In future work, we plan to systematically assess the forecasting performance of the models against other competing models, such as the Autoregressive Integrated Moving Average (ARIMA), which has been broadly applied to forecast time series of epidemics and various other phenomena such as the weather and the stock market [19, 63, 64]. During the COVID-19, this sub-epidemic modeling framework demonstrated reliable forecasting performance in 10- to 30-day ahead forecasts of daily deaths, outperforming ARIMA models in weekly short-term forecasts covering the U.S. trajectory of the COVID-19 pandemic from the early phase of spring 2020 to the Omicron-dominated wave [19].

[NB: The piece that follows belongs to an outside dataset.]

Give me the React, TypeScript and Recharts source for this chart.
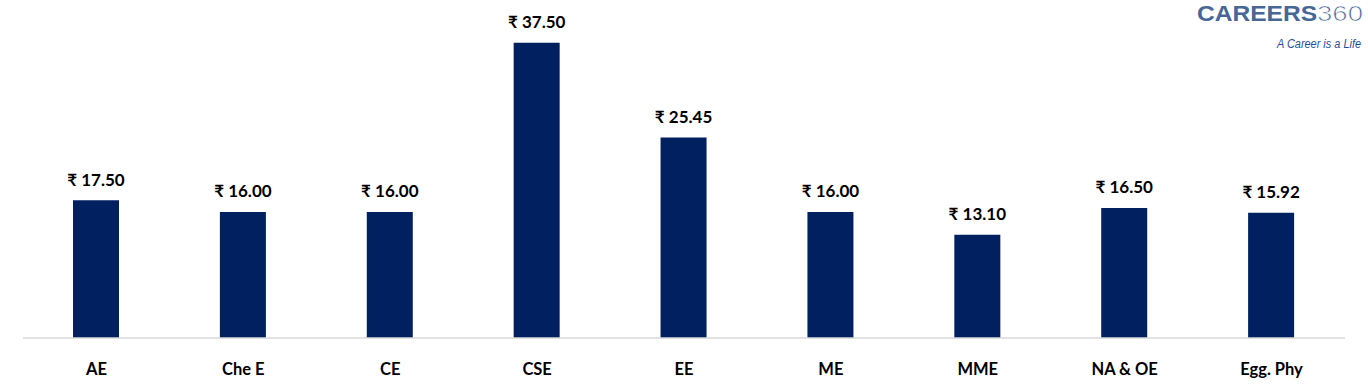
import React from 'react';
import { BarChart, Bar, XAxis, YAxis, LabelList } from 'recharts';

const branches = ['AE', 'Che E', 'CE', 'CSE', 'EE', 'ME', 'MME', 'NA & OE', 'Egg. Phy'];
const fees = [17.5, 16.0, 16.0, 37.5, 25.45, 16.0, 13.1, 16.5, 15.92];

const FONT = 'Lato, "Noto Sans", sans-serif';

const data = branches.map((b, i) => ({ name: b, value: fees[i] }));

const AxisTick = (props: any) => {
  const { x, y, payload } = props;
  return (
    <text x={x} y={y + 25} textAnchor="middle" dominantBaseline="middle" fontFamily={FONT} fontWeight={700} fontSize={16.5} fill="#000">
      {payload.value}
    </text>
  );
};

const ValueLabel = (props: any) => {
  const { x, y, width, value } = props;
  return (
    <text x={x + width / 2} y={y - 19} textAnchor="middle" dominantBaseline="middle" fontFamily={FONT} fontWeight={700} fontSize={17} fill="#000">
      {`₹ ${Number(value).toFixed(2)}`}
    </text>
  );
};

const Logo = () => (
  <svg width={180} height={56} style={{ position: 'absolute', left: 1186, top: 0, overflow: 'visible' }}>
    <text x={11} y={21} fontFamily='"Liberation Sans", Arial, sans-serif' fontWeight={700} fontSize={22} fill="#476797" textLength={120} lengthAdjust="spacingAndGlyphs">
      CAREERS
    </text>
    <text x={131} y={21} fontFamily='"Liberation Sans", Arial, sans-serif' fontSize={22} fill="#476797" textLength={46} lengthAdjust="spacingAndGlyphs" stroke="#fff" strokeWidth={0.7}>
      360
    </text>
    <text x={175} y={48} textAnchor="end" fontFamily='"Liberation Sans", Arial, sans-serif' fontStyle="italic" fontSize={12} fill="#1f4e9a" textLength={84} lengthAdjust="spacingAndGlyphs">
      A Career is a Life
    </text>
  </svg>
);

export default function App() {
  return (
    <div style={{ position: 'absolute', left: 0, top: 0, width: 1368, height: 388, background: '#fff' }}>
      <BarChart width={1368} height={388} data={data} margin={{ top: 23, right: 23, bottom: 0, left: 23 }} barCategoryGap={0}>
        <XAxis
          dataKey="name"
          height={50}
          tickLine={false}
          axisLine={{ stroke: '#d9d9d9', strokeWidth: 1.5 }}
          tick={<AxisTick />}
          interval={0}
        />
        <YAxis hide domain={[0, 40]} />
        <Bar dataKey="value" fill="#002060" barSize={46} isAnimationActive={false}>
          <LabelList dataKey="value" content={<ValueLabel />} />
        </Bar>
      </BarChart>
      <Logo />
    </div>
  );
}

In summary, real-time forecasting during epidemic emergencies offers actionable information that governments can use to anticipate healthcare needs and strategize the intensity and configuration of public health interventions. Our study provides and assesses near-real time short-term forecasts of monkeypox cases globally and for seven countries that have reported a higher number of cases for a large part of the epidemic. Our models continue to predict a slowdown in the incidence of monkeypox both at the global and country levels. Overall, our models have demonstrated utility in providing short-term forecasts, capturing the growth rate slowdown and peak timing with reasonable accuracy. Our findings likely reflect the impact of increased immunity and behavioral modification among high-risk populations.